THE EXERCISE>
Without the pictures, print the lines running from the beginning of the material to the line containing "time_ns = list(range(-40, -1, 2))", both ends included.

COLLECTED MATERIAL>
(begin)
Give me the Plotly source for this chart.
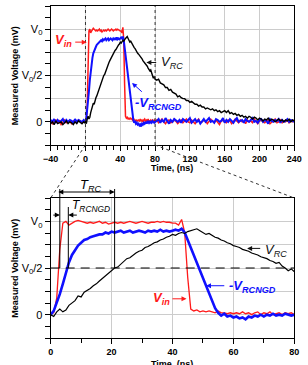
import plotly.graph_objects as go

# ---------------- data (time in ns, voltage normalised to V0) ----------------
time_ns = list(range(-40, -1, 2)) + list(range(-1, 81)) + list(range(82, 241, 2))

v_in = [
    # -40 .. -2 (step 2)
    0.01, -0.02, 0.0, 0.02, -0.01, 0.01, -0.03, 0.0, 0.02, -0.01,
    0.0, 0.01, -0.02, 0.01, 0.0, -0.01, 0.02, 0.0, -0.01, 0.01,
    # -1 .. 80 (step 1)
    0.0, 0.01, 0.02, 0.18, 0.7, 0.98, 1.0, 0.96, 0.98, 1.0,
    1.01, 1.0, 0.99, 0.98, 0.99, 0.98, 0.99, 1.0, 0.98, 0.99,
    0.97, 0.98, 0.99, 0.98, 0.99, 0.98, 0.99, 1.0, 0.99, 0.98,
    0.99, 1.0, 0.99, 0.98, 0.99, 0.99, 1.0, 0.99, 1.0, 0.99,
    0.99, 0.98, 0.98, 0.96, 1.02, 0.88, 0.4, 0.06, 0.04, 0.05,
    0.03, 0.04, 0.03, 0.04, 0.03, 0.02, 0.04, 0.02, 0.02, 0.01,
    0.02, 0.01, 0.02, 0.01, 0.03, 0.01, 0.02, 0.0, 0.02, 0.03,
    0.0, 0.02, 0.01, 0.03, 0.0, 0.01, 0.02, 0.0, 0.02, 0.01,
    0.02, 0.0,
    # 82 .. 240 (step 2)
    0.02, -0.01, 0.01, 0.03, 0.0, -0.02, 0.01, 0.02, -0.01, 0.0,
    0.03, 0.01, -0.02, 0.0, 0.02, -0.01, 0.01, 0.03, 0.0, -0.01,
    0.02, 0.0, -0.02, 0.01, 0.03, -0.01, 0.0, 0.02, 0.01, -0.02,
    0.0, 0.03, 0.01, -0.01, 0.02, 0.0, -0.03, 0.01, 0.02, 0.0,
    -0.01, 0.02, 0.01, -0.02, 0.0, 0.03, 0.01, -0.01, 0.02, 0.0,
    0.01, -0.02, 0.02, 0.0, 0.01, -0.01, 0.03, 0.0, -0.02, 0.01,
    0.02, 0.0, -0.01, 0.01, 0.02, -0.02, 0.0, 0.01, 0.03, -0.01,
    0.0, 0.02, -0.01, 0.01, 0.0, 0.02, -0.01, 0.01, 0.0, 0.02,
]

v_rcngd = [
    0.02, 0.0, 0.03, -0.01, 0.02, 0.0, 0.01, 0.03, -0.01, 0.02,
    0.0, 0.02, 0.01, -0.01, 0.03, 0.0, 0.02, 0.01, 0.0, 0.02,
    0.01, 0.0, 0.04, 0.12, 0.22, 0.33, 0.45, 0.56, 0.64, 0.69,
    0.74, 0.77, 0.8, 0.81, 0.83, 0.84, 0.85, 0.86, 0.86, 0.88,
    0.87, 0.89, 0.88, 0.89, 0.9, 0.88, 0.89, 0.9, 0.88, 0.89,
    0.9, 0.89, 0.88, 0.9, 0.89, 0.9, 0.89, 0.91, 0.89, 0.9,
    0.89, 0.9, 0.91, 0.9, 0.92, 0.88, 0.8, 0.73, 0.65, 0.57,
    0.48, 0.4, 0.33, 0.25, 0.15, 0.07, 0.02, -0.01, 0.01, -0.02,
    -0.01, -0.03, -0.02, -0.04, -0.03, -0.05, -0.02, -0.03, -0.01, -0.02,
    0.0, -0.02, 0.0, -0.01, 0.01, -0.01, 0.0, -0.01, 0.01, 0.0,
    -0.01, 0.0,
    0.01, 0.03, -0.01, 0.02, 0.0, 0.04, 0.01, -0.02, 0.02, 0.0,
    0.03, 0.01, 0.0, 0.02, -0.01, 0.03, 0.01, 0.0, 0.02, 0.04,
    -0.01, 0.01, 0.03, 0.0, 0.02, -0.02, 0.01, 0.03, 0.0, 0.02,
    0.04, 0.0, 0.01, -0.01, 0.03, 0.02, 0.0, 0.01, 0.04, -0.01,
    0.02, 0.0, 0.03, 0.01, -0.01, 0.02, 0.04, 0.0, 0.01, 0.02,
    -0.01, 0.03, 0.01, 0.0, 0.02, 0.04, 0.0, 0.01, -0.01, 0.02,
    0.03, 0.0, 0.02, 0.01, -0.02, 0.03, 0.01, 0.0, 0.02, 0.01,
    0.03, -0.01, 0.02, 0.0, 0.01, 0.03, 0.0, 0.02, 0.01, 0.0,
]

v_rc = [
    -0.02, 0.0, -0.03, 0.01, -0.02, -0.01, 0.0, -0.03, -0.01, 0.01,
    -0.02, 0.0, -0.01, -0.03, 0.0, -0.02, 0.01, -0.01, -0.02, 0.0,
    -0.01, 0.0, -0.02, 0.03, 0.06, 0.03, 0.05, 0.1, 0.13, 0.15,
    0.2, 0.19, 0.24, 0.26, 0.28, 0.31, 0.33, 0.36, 0.39, 0.42,
    0.45, 0.47, 0.5, 0.51, 0.54, 0.56, 0.6, 0.61, 0.64, 0.66,
    0.68, 0.69, 0.72, 0.73, 0.75, 0.77, 0.78, 0.8, 0.81, 0.83,
    0.84, 0.86, 0.85, 0.87, 0.88, 0.87, 0.89, 0.9, 0.91, 0.92,
    0.9, 0.88, 0.86, 0.87, 0.85, 0.83, 0.82, 0.8, 0.79, 0.77,
    0.76, 0.74, 0.73, 0.72, 0.7, 0.69, 0.68, 0.66, 0.65, 0.64,
    0.62, 0.61, 0.6, 0.58, 0.57, 0.55, 0.56, 0.52, 0.5, 0.47,
    0.49, 0.46,
    0.45, 0.46, 0.42, 0.41, 0.4, 0.37, 0.37, 0.34, 0.35, 0.32,
    0.31, 0.3, 0.27, 0.28, 0.26, 0.25, 0.25, 0.23, 0.23, 0.21,
    0.22, 0.2, 0.19, 0.19, 0.17, 0.18, 0.16, 0.16, 0.14, 0.15,
    0.14, 0.13, 0.14, 0.12, 0.13, 0.11, 0.12, 0.1, 0.11, 0.12,
    0.1, 0.12, 0.09, 0.1, 0.08, 0.09, 0.07, 0.08, 0.06, 0.07,
    0.05, 0.06, 0.04, 0.06, 0.05, 0.03, 0.05, 0.04, 0.02, 0.04,
    0.03, 0.01, 0.03, 0.02, 0.04, 0.01, 0.03, 0.02, 0.0, 0.02,
    0.03, 0.01, 0.02, 0.0, 0.02, 0.01, 0.03, 0.0, 0.02, 0.01,
]

y_tickvals = [-0.25, 0, 0.25, 0.5, 0.75, 1.0, 1.25]
y_ticktext = ["", "0", "", "V<sub>0</sub>/2", "", "V<sub>0</sub>", ""]

# ---------------- layout geometry ----------------
W, H = 308, 365
X_DOM = [45 / W, 302 / W]
TOP_Y = [1 - 145 / H, 1 - 6 / H]
BOT_Y = [1 - 338 / H, 1 - 198 / H]
TOP_XR = [-40, 240]
BOT_XR = [0, 80]
YR = [-0.25, 1.25]

RED = "#ff1a1a"
BLUE = "#1010ff"
BLACK = "#000000"
GRID = "#cccccc"
FONT = "Liberation Sans, Arial, sans-serif"


def top_paper(t, v):
    x = X_DOM[0] + (t - TOP_XR[0]) / (TOP_XR[1] - TOP_XR[0]) * (X_DOM[1] - X_DOM[0])
    y = TOP_Y[0] + (v - YR[0]) / (YR[1] - YR[0]) * (TOP_Y[1] - TOP_Y[0])
    return x, y


def bot_paper(t, v):
    x = X_DOM[0] + (t - BOT_XR[0]) / (BOT_XR[1] - BOT_XR[0]) * (X_DOM[1] - X_DOM[0])
    y = BOT_Y[0] + (v - YR[0]) / (YR[1] - YR[0]) * (BOT_Y[1] - BOT_Y[0])
    return x, y


fig = go.Figure()

series = [
    (v_in, RED, 1.5, 1.3),
    (v_rcngd, BLUE, 2.0, 2.6),
    (v_rc, BLACK, 1.4, 1.2),
]
for ys, col, wt, wb in series:
    fig.add_trace(go.Scatter(x=time_ns, y=ys, mode="lines", line=dict(color=col, width=wt),
                             xaxis="x", yaxis="y", showlegend=False, hoverinfo="skip"))
for ys, col, wt, wb in series:
    fig.add_trace(go.Scatter(x=time_ns, y=ys, mode="lines", line=dict(color=col, width=wb),
                             xaxis="x2", yaxis="y2", showlegend=False, hoverinfo="skip"))


def xaxis_cfg(rng, dtick, minor_dtick, anchor):
    return dict(
        domain=X_DOM, range=rng, anchor=anchor, tickmode="linear", tick0=rng[0], dtick=dtick,
        showgrid=True, gridcolor=GRID, gridwidth=1, zeroline=False,
        showline=True, linecolor="black", linewidth=1, mirror=True,
        ticks="outside", ticklen=5, tickcolor="black", tickwidth=1,
        tickfont=dict(family=FONT, size=9, color="black", weight="bold"),
        minor=dict(tick0=rng[0], dtick=minor_dtick, ticks="outside", ticklen=4,
                   tickcolor="black", showgrid=False),
    )


def yaxis_cfg(dom, anchor):
    return dict(
        domain=dom, range=YR, anchor=anchor, tickmode="array", tickvals=y_tickvals,
        ticktext=y_ticktext, showgrid=True, gridcolor=GRID, gridwidth=1, zeroline=False,
        showline=True, linecolor="black", linewidth=1, mirror=True,
        ticks="outside", ticklen=5, tickcolor="black",
        tickfont=dict(family=FONT, size=11, color="black"),
        minor=dict(tick0=-0.25, dtick=0.125, ticks="outside", ticklen=5,
                   tickcolor="black", showgrid=False),
    )


shapes = []
# dotted markers of zoomed window in top plot
for t in (0, 80):
    shapes.append(dict(type="line", xref="x", yref="y", x0=t, x1=t, y0=YR[0], y1=YR[1],
                       line=dict(color="#333333", width=1, dash="dot")))
# zoom connectors
for t_top, t_bot in ((0, BOT_XR[0]), (80, BOT_XR[1])):
    x0, y0 = top_paper(t_top, YR[0])
    x1, y1 = bot_paper(t_bot, YR[1])
    shapes.append(dict(type="line", xref="paper", yref="paper", x0=x0, y0=y0, x1=x1, y1=y1,
                       line=dict(color="#333333", width=1, dash="dot")))
# V0/2 dashed line in bottom plot
shapes.append(dict(type="line", xref="x2", yref="y2", x0=BOT_XR[0], x1=BOT_XR[1], y0=0.5, y1=0.5,
                   line=dict(color="black", width=1, dash="9px,6px")))
# T markers (vertical lines)
for t, top_py in ((3, 189), (21, 189), (5.8, 207)):
    _, yb = bot_paper(t, 0.5)
    shapes.append(dict(type="line", xref="x2", yref="paper", x0=t, x1=t, y0=yb, y1=1 - top_py / H,
                       line=dict(color="black", width=1)))

ann = []
# axis titles
for dom in (TOP_Y, BOT_Y):
    ann.append(dict(text="<b>Measured Voltage (mV)</b>", x=7 / W, y=(dom[0] + dom[1]) / 2,
                    xref="paper", yref="paper", xanchor="center", yanchor="middle",
                    textangle=-90, showarrow=False,
                    font=dict(family=FONT, size=9, color="black")))
ann.append(dict(text="<b>Time, (ns)</b>", x=(X_DOM[0] + X_DOM[1]) / 2, y=1 - 168 / H,
                xref="paper", yref="paper", xanchor="center", yanchor="middle", showarrow=False,
                font=dict(family=FONT, size=9, color="black")))
ann.append(dict(text="<b>Time, (ns)</b>", x=(X_DOM[0] + X_DOM[1]) / 2, y=1 - 357 / H,
                xref="paper", yref="paper", xanchor="center", yanchor="top", showarrow=False,
                font=dict(family=FONT, size=9, color="black")))

# T_RC double arrow (above bottom plot)
xa, _ = bot_paper(21, 0)
xb, _ = bot_paper(3, 0)
ann.append(dict(text="", x=xa, y=1 - 192 / H, xref="paper", yref="paper",
                ax=(xb - xa) * W, ay=0, showarrow=True, arrowhead=2, arrowside="end+start",
                arrowsize=1, arrowwidth=1, arrowcolor="black", standoff=0, startstandoff=0))
ann.append(dict(text="<i>T<sub>RC</sub></i>", x=88 / W, y=1 - 185 / H, xref="paper", yref="paper",
                xanchor="center", yanchor="middle",
                showarrow=False, font=dict(family=FONT, size=13, color="black")))
# T_RCNGD arrows
ann.append(dict(text="", x=3, y=1.067, xref="x2", yref="y2", ax=-8, ay=0, showarrow=True,
                arrowhead=2, arrowsize=1, arrowwidth=1, arrowcolor="black", standoff=0))
ann.append(dict(text="", x=5.8, y=1.067, xref="x2", yref="y2", ax=10, ay=0, showarrow=True,
                arrowhead=2, arrowsize=1, arrowwidth=1, arrowcolor="black", standoff=0))
ann.append(dict(text="<i>T<sub>RCNGD</sub></i>", x=6.5, y=1.16, xref="x2", yref="y2",
                xanchor="left", yanchor="middle", showarrow=False,
                font=dict(family=FONT, size=12, color="black")))

# curve labels: (text, xref, yref, text_t, text_v, xanchor, head_t, head_v, tail_t, tail_v, colour)
labels = [
    ("<b><i>V<sub>in</sub></i></b>", "x", "y", -25.5, 0.88, "center", 1.5, 0.86, -13.5, 0.86, RED),
    ("<i>V<sub>RC</sub></i>", "x", "y", 84, 0.64, "left", 70, 0.64, 83, 0.64, "#111111"),
    ("<b><i>-V<sub>RCNGD</sub></i></b>", "x", "y", 54.5, 0.2, "left", 53.5, 0.42, 66.5, 0.31, BLUE),
    ("<i>V<sub>RC</sub></i>", "x2", "y2", 69.8, 0.69, "left", 64.5, 0.71, 69.3, 0.71, "#111111"),
    ("<b><i>-V<sub>RCNGD</sub></i></b>", "x2", "y2", 58, 0.3, "left", 51, 0.31, 57.5, 0.31, BLUE),
    ("<b><i>V<sub>in</sub></i></b>", "x2", "y2", 33, 0.17, "left", 44.6, 0.17, 39.5, 0.17, RED),
]
for txt, xr, yr, tx, tv, xanc, hx, hv, tlx, tlv, col in labels:
    ann.append(dict(text=txt, x=tx, y=tv, xref=xr, yref=yr, xanchor=xanc, yanchor="middle",
                    showarrow=False, font=dict(family=FONT, size=13, color=col)))
    ann.append(dict(text="", x=hx, y=hv, xref=xr, yref=yr, axref=xr, ayref=yr, ax=tlx, ay=tlv,
                    showarrow=True, arrowhead=2, arrowsize=1, arrowwidth=1, arrowcolor=col,
                    standoff=0))

fig.update_layout(
    width=W, height=H, margin=dict(l=0, r=0, t=0, b=0),
    paper_bgcolor="white", plot_bgcolor="white",
    xaxis=xaxis_cfg(TOP_XR, 40, 8, "y"),
    yaxis=yaxis_cfg(TOP_Y, "x"),
    xaxis2=xaxis_cfg(BOT_XR, 20, 10, "y2"),
    yaxis2=yaxis_cfg(BOT_Y, "x2"),
    shapes=shapes, annotations=ann, showlegend=False,
    font=dict(family=FONT),
)

fig.write_html("out.html")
(end)
CORRECT ANSWER>
Give me the Plotly source for this chart.
import plotly.graph_objects as go

# ---------------- data (time in ns, voltage normalised to V0) ----------------
time_ns = list(range(-40, -1, 2)) + list(range(-1, 81)) + list(range(82, 241, 2))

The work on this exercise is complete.